= Short problem =
Retype exactly the lines from the first one through the line with "from matplotlib.ticker import", including both ends; skip any pictures.

— BEGIN Collected data —

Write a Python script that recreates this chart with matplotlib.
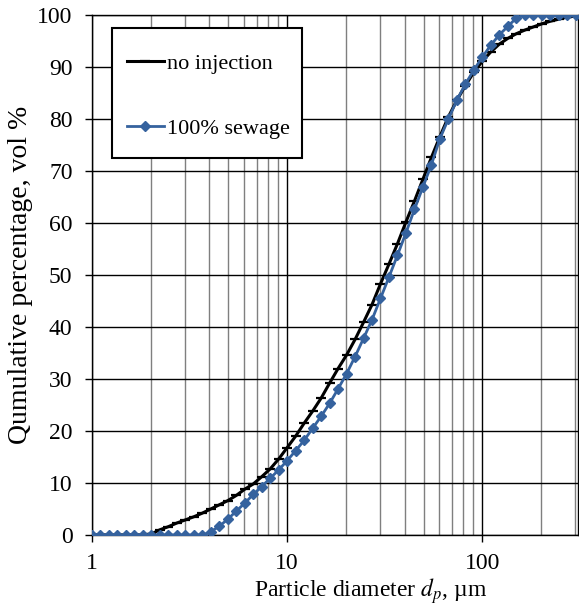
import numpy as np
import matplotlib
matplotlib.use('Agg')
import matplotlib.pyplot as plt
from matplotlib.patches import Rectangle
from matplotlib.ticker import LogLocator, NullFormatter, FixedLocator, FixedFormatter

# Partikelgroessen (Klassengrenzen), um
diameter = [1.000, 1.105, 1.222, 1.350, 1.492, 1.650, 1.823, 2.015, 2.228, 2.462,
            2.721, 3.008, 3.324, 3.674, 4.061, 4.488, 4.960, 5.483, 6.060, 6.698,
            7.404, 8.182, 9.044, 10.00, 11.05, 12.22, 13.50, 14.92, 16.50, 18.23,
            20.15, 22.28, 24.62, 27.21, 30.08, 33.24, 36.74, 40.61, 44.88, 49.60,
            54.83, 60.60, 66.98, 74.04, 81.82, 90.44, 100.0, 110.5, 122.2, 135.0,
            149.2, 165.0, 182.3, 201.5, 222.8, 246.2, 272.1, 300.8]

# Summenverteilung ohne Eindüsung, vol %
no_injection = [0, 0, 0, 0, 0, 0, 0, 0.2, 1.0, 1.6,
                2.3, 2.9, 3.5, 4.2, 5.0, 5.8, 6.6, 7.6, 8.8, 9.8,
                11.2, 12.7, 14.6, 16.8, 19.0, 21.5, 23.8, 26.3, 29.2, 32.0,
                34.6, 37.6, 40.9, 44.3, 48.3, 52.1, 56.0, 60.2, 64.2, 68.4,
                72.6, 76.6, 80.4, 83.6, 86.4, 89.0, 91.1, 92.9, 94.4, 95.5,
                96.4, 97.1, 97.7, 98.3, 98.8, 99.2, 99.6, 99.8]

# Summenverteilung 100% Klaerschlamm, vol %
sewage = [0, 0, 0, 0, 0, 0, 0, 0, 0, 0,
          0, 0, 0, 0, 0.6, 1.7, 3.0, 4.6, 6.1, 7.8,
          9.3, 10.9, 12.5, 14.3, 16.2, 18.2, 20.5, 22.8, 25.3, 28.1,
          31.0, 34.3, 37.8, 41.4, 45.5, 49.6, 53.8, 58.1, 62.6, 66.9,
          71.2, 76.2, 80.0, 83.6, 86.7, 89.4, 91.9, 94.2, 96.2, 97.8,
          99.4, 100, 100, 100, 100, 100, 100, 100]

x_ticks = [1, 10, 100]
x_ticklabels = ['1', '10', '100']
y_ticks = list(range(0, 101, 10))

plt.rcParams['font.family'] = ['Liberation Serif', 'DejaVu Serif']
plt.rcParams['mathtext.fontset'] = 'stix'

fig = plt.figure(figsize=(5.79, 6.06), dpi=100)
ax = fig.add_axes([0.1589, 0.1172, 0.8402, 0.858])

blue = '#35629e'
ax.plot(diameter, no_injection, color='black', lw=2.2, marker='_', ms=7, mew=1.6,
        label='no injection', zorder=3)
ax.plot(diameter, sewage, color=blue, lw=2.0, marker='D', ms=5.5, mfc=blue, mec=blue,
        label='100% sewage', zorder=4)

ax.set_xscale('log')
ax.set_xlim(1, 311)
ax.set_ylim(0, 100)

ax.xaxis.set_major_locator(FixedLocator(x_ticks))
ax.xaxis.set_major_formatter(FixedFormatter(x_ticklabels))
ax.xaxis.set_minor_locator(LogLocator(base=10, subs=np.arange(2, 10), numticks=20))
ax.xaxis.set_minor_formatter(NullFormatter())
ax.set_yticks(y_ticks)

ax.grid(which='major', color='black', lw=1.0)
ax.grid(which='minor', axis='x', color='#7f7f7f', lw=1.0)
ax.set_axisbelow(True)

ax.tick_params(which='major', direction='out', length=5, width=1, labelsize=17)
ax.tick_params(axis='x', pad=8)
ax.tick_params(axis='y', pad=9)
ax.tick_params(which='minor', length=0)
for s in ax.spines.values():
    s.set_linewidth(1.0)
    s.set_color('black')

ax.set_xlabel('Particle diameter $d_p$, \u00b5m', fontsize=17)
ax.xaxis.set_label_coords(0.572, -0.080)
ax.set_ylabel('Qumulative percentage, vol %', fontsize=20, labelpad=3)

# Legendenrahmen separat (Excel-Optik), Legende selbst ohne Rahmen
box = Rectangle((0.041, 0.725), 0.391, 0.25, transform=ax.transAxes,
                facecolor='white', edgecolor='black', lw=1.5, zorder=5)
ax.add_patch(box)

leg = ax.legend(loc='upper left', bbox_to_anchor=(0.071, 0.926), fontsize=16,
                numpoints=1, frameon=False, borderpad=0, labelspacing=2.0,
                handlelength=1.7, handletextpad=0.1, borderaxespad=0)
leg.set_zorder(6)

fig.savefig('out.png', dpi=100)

— END Collected data —

= Correct answer =
Write a Python script that recreates this chart with matplotlib.
import numpy as np
import matplotlib
matplotlib.use('Agg')
import matplotlib.pyplot as plt
from matplotlib.patches import Rectangle
from matplotlib.ticker import LogLocator, NullFormatter, FixedLocator, FixedFormatter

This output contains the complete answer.